Data section:
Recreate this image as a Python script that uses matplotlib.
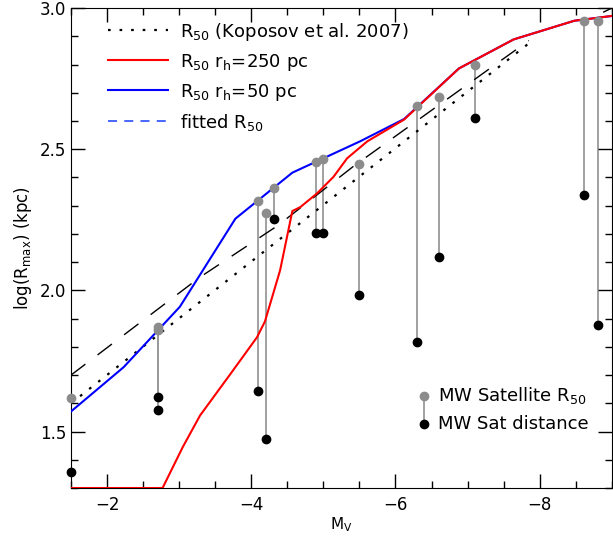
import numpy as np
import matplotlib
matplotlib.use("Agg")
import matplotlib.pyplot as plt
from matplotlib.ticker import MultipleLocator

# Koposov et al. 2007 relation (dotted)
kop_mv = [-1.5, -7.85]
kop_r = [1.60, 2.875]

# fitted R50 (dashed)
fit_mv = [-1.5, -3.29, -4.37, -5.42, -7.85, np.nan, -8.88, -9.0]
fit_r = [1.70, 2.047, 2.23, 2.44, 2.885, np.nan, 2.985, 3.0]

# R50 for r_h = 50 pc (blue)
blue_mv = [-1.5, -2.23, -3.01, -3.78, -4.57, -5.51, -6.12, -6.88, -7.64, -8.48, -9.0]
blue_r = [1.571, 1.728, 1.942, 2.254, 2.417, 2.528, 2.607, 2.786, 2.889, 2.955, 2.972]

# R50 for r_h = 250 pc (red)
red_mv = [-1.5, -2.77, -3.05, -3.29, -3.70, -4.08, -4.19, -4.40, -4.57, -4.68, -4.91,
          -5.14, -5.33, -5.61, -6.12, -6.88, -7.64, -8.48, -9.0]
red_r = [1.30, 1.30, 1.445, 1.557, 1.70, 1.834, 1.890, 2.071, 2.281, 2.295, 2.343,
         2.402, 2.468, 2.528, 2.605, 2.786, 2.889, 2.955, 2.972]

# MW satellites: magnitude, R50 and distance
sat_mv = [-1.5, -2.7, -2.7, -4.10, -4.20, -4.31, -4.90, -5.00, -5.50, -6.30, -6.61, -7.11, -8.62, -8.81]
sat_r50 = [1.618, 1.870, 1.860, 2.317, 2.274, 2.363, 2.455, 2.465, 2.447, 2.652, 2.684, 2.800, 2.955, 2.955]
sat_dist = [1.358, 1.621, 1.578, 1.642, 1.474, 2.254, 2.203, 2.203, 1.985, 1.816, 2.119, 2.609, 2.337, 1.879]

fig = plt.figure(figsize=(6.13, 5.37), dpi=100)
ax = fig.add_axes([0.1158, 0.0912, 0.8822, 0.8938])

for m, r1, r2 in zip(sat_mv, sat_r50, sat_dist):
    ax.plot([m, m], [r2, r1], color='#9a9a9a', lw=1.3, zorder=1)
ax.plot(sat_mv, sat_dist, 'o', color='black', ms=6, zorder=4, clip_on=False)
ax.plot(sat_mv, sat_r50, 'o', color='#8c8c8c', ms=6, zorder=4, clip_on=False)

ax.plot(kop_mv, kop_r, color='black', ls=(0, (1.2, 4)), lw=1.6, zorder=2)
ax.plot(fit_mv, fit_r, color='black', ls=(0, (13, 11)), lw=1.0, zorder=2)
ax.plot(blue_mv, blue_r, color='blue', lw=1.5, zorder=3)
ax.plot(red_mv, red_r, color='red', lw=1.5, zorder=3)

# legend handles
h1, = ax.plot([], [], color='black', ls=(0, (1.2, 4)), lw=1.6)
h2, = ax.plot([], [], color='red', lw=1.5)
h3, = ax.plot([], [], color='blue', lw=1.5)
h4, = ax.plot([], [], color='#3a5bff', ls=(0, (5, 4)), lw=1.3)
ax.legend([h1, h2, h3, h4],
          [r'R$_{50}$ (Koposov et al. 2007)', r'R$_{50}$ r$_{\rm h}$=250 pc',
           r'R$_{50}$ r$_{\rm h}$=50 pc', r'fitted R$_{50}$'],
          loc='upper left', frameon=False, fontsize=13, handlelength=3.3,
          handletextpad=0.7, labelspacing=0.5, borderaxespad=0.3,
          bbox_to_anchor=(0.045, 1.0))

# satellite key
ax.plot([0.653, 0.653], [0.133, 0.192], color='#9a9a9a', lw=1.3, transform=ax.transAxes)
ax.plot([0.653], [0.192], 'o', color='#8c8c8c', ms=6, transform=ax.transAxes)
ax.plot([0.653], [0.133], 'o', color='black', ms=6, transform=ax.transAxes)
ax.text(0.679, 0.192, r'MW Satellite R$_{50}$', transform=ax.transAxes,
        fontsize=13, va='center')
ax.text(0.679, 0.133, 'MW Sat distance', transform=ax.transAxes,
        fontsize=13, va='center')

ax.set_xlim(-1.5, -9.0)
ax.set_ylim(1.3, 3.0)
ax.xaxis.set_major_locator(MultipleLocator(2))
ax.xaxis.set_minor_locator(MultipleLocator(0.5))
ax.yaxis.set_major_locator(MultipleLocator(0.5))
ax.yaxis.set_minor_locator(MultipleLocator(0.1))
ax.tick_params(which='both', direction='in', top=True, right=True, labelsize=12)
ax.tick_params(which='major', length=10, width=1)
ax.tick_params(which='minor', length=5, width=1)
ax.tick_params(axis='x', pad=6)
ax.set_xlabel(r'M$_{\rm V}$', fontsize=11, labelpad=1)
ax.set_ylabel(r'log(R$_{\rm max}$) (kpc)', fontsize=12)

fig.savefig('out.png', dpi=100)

Given exercise: Without the pictures, repeat the listing above exactly.

Correct output:
Recreate this image as a Python script that uses matplotlib.
import numpy as np
import matplotlib
matplotlib.use("Agg")
import matplotlib.pyplot as plt
from matplotlib.ticker import MultipleLocator

# Koposov et al. 2007 relation (dotted)
kop_mv = [-1.5, -7.85]
kop_r = [1.60, 2.875]

# fitted R50 (dashed)
fit_mv = [-1.5, -3.29, -4.37, -5.42, -7.85, np.nan, -8.88, -9.0]
fit_r = [1.70, 2.047, 2.23, 2.44, 2.885, np.nan, 2.985, 3.0]

# R50 for r_h = 50 pc (blue)
blue_mv = [-1.5, -2.23, -3.01, -3.78, -4.57, -5.51, -6.12, -6.88, -7.64, -8.48, -9.0]
blue_r = [1.571, 1.728, 1.942, 2.254, 2.417, 2.528, 2.607, 2.786, 2.889, 2.955, 2.972]

# R50 for r_h = 250 pc (red)
red_mv = [-1.5, -2.77, -3.05, -3.29, -3.70, -4.08, -4.19, -4.40, -4.57, -4.68, -4.91,
          -5.14, -5.33, -5.61, -6.12, -6.88, -7.64, -8.48, -9.0]
red_r = [1.30, 1.30, 1.445, 1.557, 1.70, 1.834, 1.890, 2.071, 2.281, 2.295, 2.343,
         2.402, 2.468, 2.528, 2.605, 2.786, 2.889, 2.955, 2.972]

# MW satellites: magnitude, R50 and distance
sat_mv = [-1.5, -2.7, -2.7, -4.10, -4.20, -4.31, -4.90, -5.00, -5.50, -6.30, -6.61, -7.11, -8.62, -8.81]
sat_r50 = [1.618, 1.870, 1.860, 2.317, 2.274, 2.363, 2.455, 2.465, 2.447, 2.652, 2.684, 2.800, 2.955, 2.955]
sat_dist = [1.358, 1.621, 1.578, 1.642, 1.474, 2.254, 2.203, 2.203, 1.985, 1.816, 2.119, 2.609, 2.337, 1.879]

fig = plt.figure(figsize=(6.13, 5.37), dpi=100)
ax = fig.add_axes([0.1158, 0.0912, 0.8822, 0.8938])

for m, r1, r2 in zip(sat_mv, sat_r50, sat_dist):
    ax.plot([m, m], [r2, r1], color='#9a9a9a', lw=1.3, zorder=1)
ax.plot(sat_mv, sat_dist, 'o', color='black', ms=6, zorder=4, clip_on=False)
ax.plot(sat_mv, sat_r50, 'o', color='#8c8c8c', ms=6, zorder=4, clip_on=False)

ax.plot(kop_mv, kop_r, color='black', ls=(0, (1.2, 4)), lw=1.6, zorder=2)
ax.plot(fit_mv, fit_r, color='black', ls=(0, (13, 11)), lw=1.0, zorder=2)
ax.plot(blue_mv, blue_r, color='blue', lw=1.5, zorder=3)
ax.plot(red_mv, red_r, color='red', lw=1.5, zorder=3)

# legend handles
h1, = ax.plot([], [], color='black', ls=(0, (1.2, 4)), lw=1.6)
h2, = ax.plot([], [], color='red', lw=1.5)
h3, = ax.plot([], [], color='blue', lw=1.5)
h4, = ax.plot([], [], color='#3a5bff', ls=(0, (5, 4)), lw=1.3)
ax.legend([h1, h2, h3, h4],
          [r'R$_{50}$ (Koposov et al. 2007)', r'R$_{50}$ r$_{\rm h}$=250 pc',
           r'R$_{50}$ r$_{\rm h}$=50 pc', r'fitted R$_{50}$'],
          loc='upper left', frameon=False, fontsize=13, handlelength=3.3,
          handletextpad=0.7, labelspacing=0.5, borderaxespad=0.3,
          bbox_to_anchor=(0.045, 1.0))

# satellite key
ax.plot([0.653, 0.653], [0.133, 0.192], color='#9a9a9a', lw=1.3, transform=ax.transAxes)
ax.plot([0.653], [0.192], 'o', color='#8c8c8c', ms=6, transform=ax.transAxes)
ax.plot([0.653], [0.133], 'o', color='black', ms=6, transform=ax.transAxes)
ax.text(0.679, 0.192, r'MW Satellite R$_{50}$', transform=ax.transAxes,
        fontsize=13, va='center')
ax.text(0.679, 0.133, 'MW Sat distance', transform=ax.transAxes,
        fontsize=13, va='center')

ax.set_xlim(-1.5, -9.0)
ax.set_ylim(1.3, 3.0)
ax.xaxis.set_major_locator(MultipleLocator(2))
ax.xaxis.set_minor_locator(MultipleLocator(0.5))
ax.yaxis.set_major_locator(MultipleLocator(0.5))
ax.yaxis.set_minor_locator(MultipleLocator(0.1))
ax.tick_params(which='both', direction='in', top=True, right=True, labelsize=12)
ax.tick_params(which='major', length=10, width=1)
ax.tick_params(which='minor', length=5, width=1)
ax.tick_params(axis='x', pad=6)
ax.set_xlabel(r'M$_{\rm V}$', fontsize=11, labelpad=1)
ax.set_ylabel(r'log(R$_{\rm max}$) (kpc)', fontsize=12)

fig.savefig('out.png', dpi=100)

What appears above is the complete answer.